Oh yeah, progressive... as in permanently stuck in 1969. This will be fun!
Posted by:.com

#7  Jen, that's priceless! I've ordered a t-shirt and a bumper sticker as well as a membership card. Many thanks!
Posted by: Deacon Blues   2004-07-25 8:41:58 PM  

#6  Deacon and the rest of my RW fellow travellers, here's the site where we go for all our of VRWC needs including membership cards:
Right Wing Conspiracy
Posted by: GreatestJeneration   2004-07-25 8:27:14 PM  

#5  Get stuffed, Michael Moore.

The regressives progressives of the '30s and '40s were way into eugenics. The regressives progressives of today are into causes just as evil.
Posted by: Korora   2004-07-25 8:24:59 PM  

#4  This week, in this town, is really gonna suck!
Posted by: tu3031   2004-07-25 8:09:13 PM  

#3  I hate that "Take back America" theme, too. Take it back from whom? Did somebody steal it? If they mean from the conservatives I'd say we always had it and the extreme liberals never had it. If they mean the "vast right-wing conspiracy" howcome I don't have my membership card?
Posted by: Deacon Blues   2004-07-25 8:06:12 PM  

#2  I'm sick of the "Take Back America" meme. I get the feeling that after 8 years of Clinton, the donks see the White House as their own little occupied Palestine.
Posted by: BH   2004-07-25 7:57:31 PM  

#1  In my opinion, one of the worst things we have done as a nation was to allow ourselves to believe that with the collapse of the Soviet Union in 1991, we had "defeated Communism."

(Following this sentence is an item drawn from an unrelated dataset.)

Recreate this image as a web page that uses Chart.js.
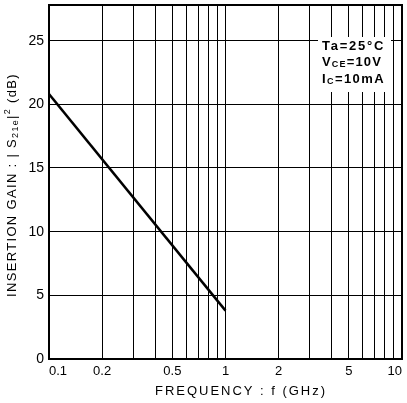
<!DOCTYPE html>
<html><head><meta charset="utf-8">
<script src="https://cdn.jsdelivr.net/npm/chart.js@4/dist/chart.umd.min.js"></script>
<style>html,body{margin:0;padding:0;background:#fff}#wrap{width:407px;height:403px}</style>
</head><body><div id="wrap"><canvas id="c" width="407" height="403"></canvas></div>
<script>
const freqGHz = [0.1, 1];
const gainDB = [20.8, 3.8];
const xGridValues = [0.1,0.2,0.3,0.4,0.5,0.6,0.7,0.8,0.9,1,2,3,4,5,6,7,8,9,10];
const xLabelValues = [0.1,0.2,0.5,1,2,5,10];
const yTickValues = [0,5,10,15,20,25];
const xTitleParts = [["FREQUENCY : f (GHz)",""]];
const yTitleParts = [["INSERTION GAIN : | S",""],["21e","sub"],["|",""],["2","sup"],[" (dB)",""]];
const conditionLines = [
  [["Ta=25°C",""]],
  [["V",""],["CE","sub"],["=10V",""]],
  [["I",""],["C","sub"],["=10mA",""]]
];

const FONT = '"Liberation Sans", Arial, sans-serif';

function drawParts(ctx, parts, size, x0, cy, target, bold, centered) {
  const w = bold ? 'bold ' : '';
  const fontFor = k => w + (k ? Math.round(size * 0.72) : size) + 'px ' + FONT;
  const dyFor = k => k === 'sub' ? size * 0.2 : (k === 'sup' ? -size * 0.35 : 0);
  ctx.letterSpacing = '0px';
  let base = 0, n = 0;
  parts.forEach(([t, k]) => { ctx.font = fontFor(k); base += ctx.measureText(t).width; n += [...t].length; });
  const sp = Math.max(0, (target - base) / n);
  ctx.letterSpacing = sp + 'px';
  let total = 0;
  parts.forEach(([t, k]) => { ctx.font = fontFor(k); total += ctx.measureText(t).width; });
  let x = centered ? x0 - total / 2 : x0;
  ctx.textAlign = 'left';
  ctx.textBaseline = 'middle';
  parts.forEach(([t, k]) => {
    ctx.font = fontFor(k);
    ctx.fillText(t, x, cy + dyFor(k));
    x += ctx.measureText(t).width;
  });
  ctx.letterSpacing = '0px';
}

const decor = {
  id: 'decor',
  afterDraw(chart) {
    const {ctx, chartArea: a} = chart;
    ctx.save();
    ctx.strokeStyle = '#000';
    ctx.lineWidth = 2;
    ctx.strokeRect(a.left, a.top, a.right - a.left, a.bottom - a.top);
    // conditions box
    ctx.fillStyle = '#fff';
    ctx.fillRect(318, 37, 73, 55);
    ctx.fillStyle = '#000';
    const ys = [46, 62, 79];
    const widths = [63, 60, 63];
    conditionLines.forEach((parts, i) => drawParts(ctx, parts, 13, 322, ys[i], widths[i], true, false));
    // axis titles
    drawParts(ctx, xTitleParts, 13, 241, 391, 172, false, true);
    ctx.translate(12.5, 185);
    ctx.rotate(-Math.PI / 2);
    drawParts(ctx, yTitleParts, 13, 0, 0, 224, false, true);
    ctx.restore();
  }
};

new Chart(document.getElementById('c'), {
  type: 'line',
  data: {
    datasets: [{
      data: freqGHz.map((f, i) => ({x: f, y: gainDB[i]})),
      borderColor: '#000',
      borderWidth: 2.5,
      pointRadius: 0,
      fill: false,
      tension: 0
    }]
  },
  options: {
    responsive: false,
    animation: false,
    layout: {padding: {top: 5, right: 5, left: 0, bottom: 0}},
    plugins: {legend: {display: false}, tooltip: {enabled: false}},
    scales: {
      x: {
        type: 'logarithmic',
        min: 0.1, max: 10,
        afterBuildTicks: s => { s.ticks = xGridValues.map(v => ({value: v})); },
        afterFit: s => { s.height = 44; s.paddingLeft = 0; s.paddingRight = 0; },
        ticks: {
          autoSkip: false, maxRotation: 0, padding: 5, align: 'inner',
          color: '#000', font: {family: FONT, size: 13},
          callback: v => xLabelValues.includes(+v.toFixed(2)) ? String(+v.toFixed(2)) : ''
        },
        grid: {color: '#000', lineWidth: 1, drawTicks: false},
        border: {display: false}
      },
      y: {
        min: 0, max: 27.8,
        afterBuildTicks: s => { s.ticks = yTickValues.map(v => ({value: v})); },
        afterFit: s => { s.width = 49; s.paddingTop = 0; s.paddingBottom = 0; },
        ticks: {padding: 5, color: '#000', font: {family: FONT, size: 14}},
        grid: {color: '#000', lineWidth: 1, drawTicks: false},
        border: {display: false}
      }
    }
  },
  plugins: [decor]
});
</script></body></html>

We did not defeat Communism: it's alive and well all over the world, including right here in the USA.

At a high school reunion a few years back, I ran into a fellow I'd been friends with in school; he had gone on to Yale and become a Marxist- a real, industrial-strength moonbat. At the reunion I asked him whether he was still a Communist.

His reply:

"Yes, but we don't call ourselves 'Communists' anymore because of the negative connotations; we refer to ourselves instead as 'Progressives' so people won't freak out".

I should have shot him while I had the chance; but I was unarmed at the time.